In Rerum novarum, Leo XIII states that people are likely to work harder and with greater commitment if they themselves possess the land on which they labour, which in turn will benefit them and their families as workers will be able to provide for themselves and their household. He puts forward the idea that when men have the opportunity to possess property and work on it, they will “learn to love the very soil which yields in response to the labor of their hands, not only food to eat, but an abundance of the good things for themselves and those that are dear to them”.[40] He states also that owning property is not only beneficial for a person and their family, but is in fact a right, due to God having “given the earth for the use and enjoyment of the whole human race”.[41]

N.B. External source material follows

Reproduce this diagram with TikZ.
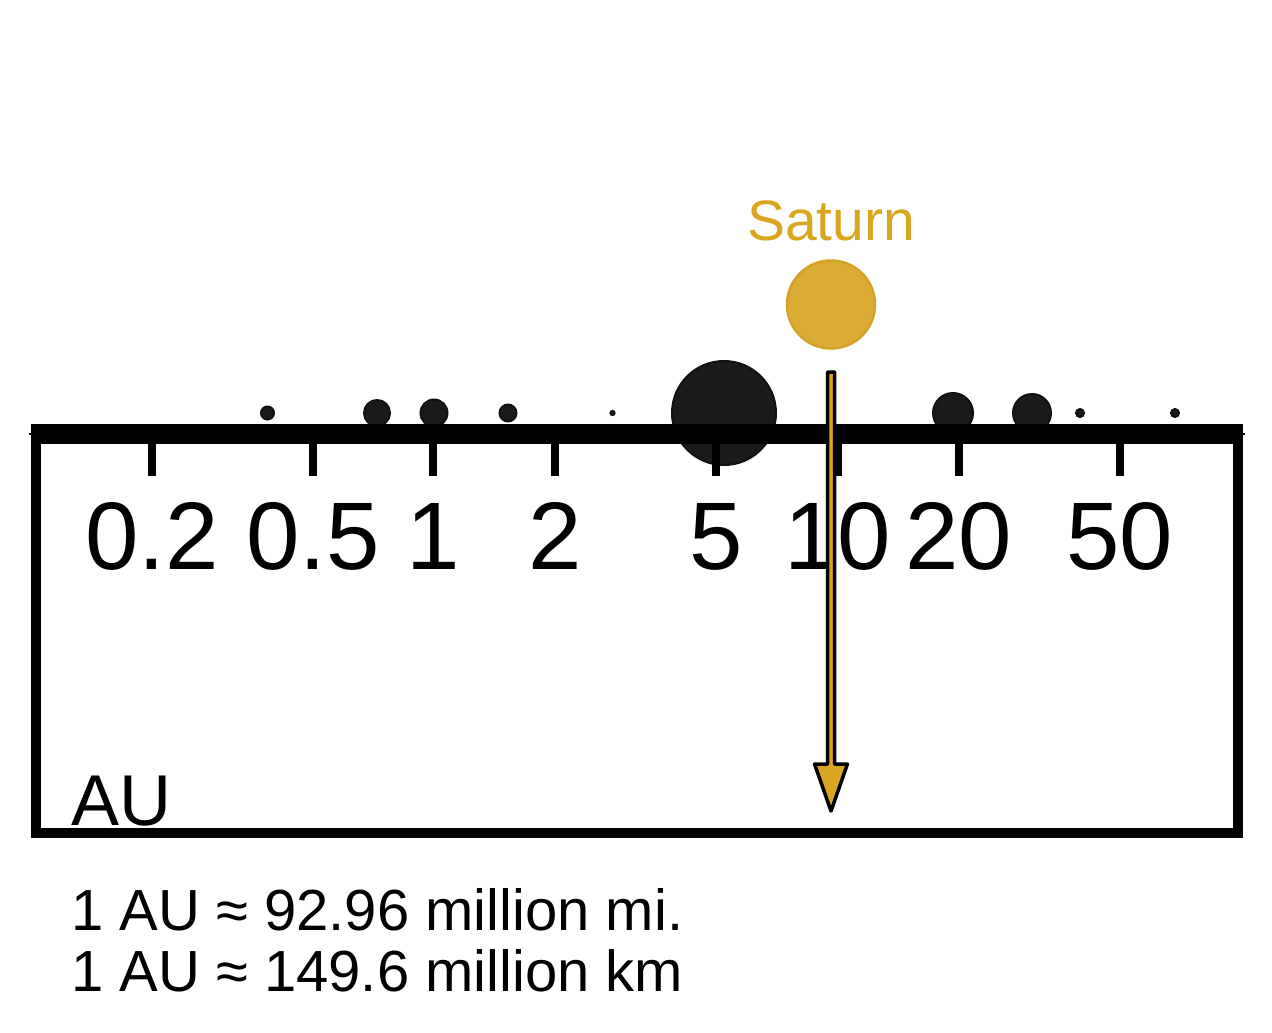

Similar views are presented by G. K. Chesterton in his 1910 book What’s Wrong with the World. Chesterton believes that whilst God has limitless capabilities, man has limited abilities in terms of creation. As such, man therefore is entitled to own property and to treat it as he sees fit, stating: “Property is merely the art of the democracy. It means that every man should have something that he can shape in his own image, as he is shaped in the image of heaven. But because he is not God, but only a graven image of God, his self-expression must deal with limits; properly with limits that are strict and even small.”[42] Chesterton summed up his distributist views in the phrase “Three acres and a cow”.

According to Belloc, the distributive state (the state which has implemented distributism) contains “an agglomeration of families of varying wealth, but by far the greater number of owners of the means of production”. This broader distribution does not extend to all property, but only to productive property; that is, that property which produces wealth, namely, the things needed for man to survive. It includes land, tools, and so on.[43] Distributism allows for society to have public goods such as parks and transit systems. Distributists accept that wage labor will remain a small part of the economy, with small business owners hiring employees, usually young, inexperienced people.